Broader Economic And Social Effects
(a) Consumer Impact: Rising prices for fuel, imported goods, and travel hit the middle class hardest, potentially curbing discretionary spending.
(b) Policy Dilemma for RBI: The RBI faces a tough choice between defending the rupee (depleting forex reserves) or letting it slide to preserve reserves, risking inflation. A potential rate cut could stimulate growth but may weaken the rupee further.
(c) Geopolitical and Trade Dynamics: Ongoing US-India trade talks are critical. Failure to secure tariff relief could deepen economic strain, while a successful deal might stabilise sentiment.
Conclusion
The rupee’s fall to ₹88.1950 (with intraday lows of ₹88.3075) signals short-term pain for India’s economy, with inflation, trade deficits, and capital outflows as immediate concerns.
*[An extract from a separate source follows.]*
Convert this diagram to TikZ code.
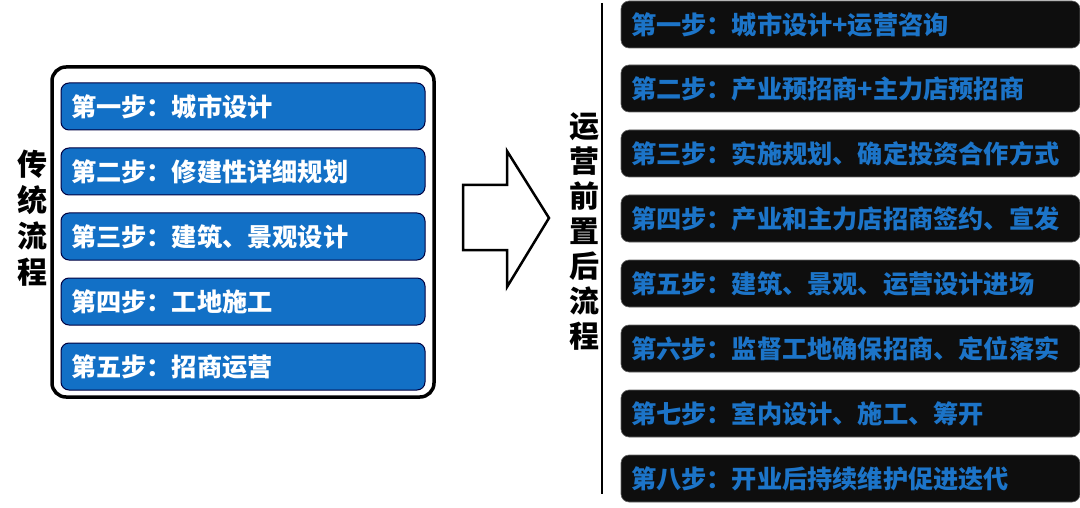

Analysts predict that the rupee may continue to face pressure due to ongoing trade tensions and market conditions. The RBI has indicated that uncertainties surrounding US trade policies pose risks to India’s economic outlook.
While export sectors and remittances offer some relief, the net impact is negative unless trade disputes ease. The RBI’s interventions and India’s trade negotiations with the US will be pivotal. Analysts forecast the rupee could test ₹88.50–89.00 if pressures persist, but a resolution to tariffs or a global US dollar weakening (e.g., via Fed rate cuts) could provide relief by Q1 2026. For now, businesses and consumers should brace for higher costs, while policymakers face a delicate balancing act.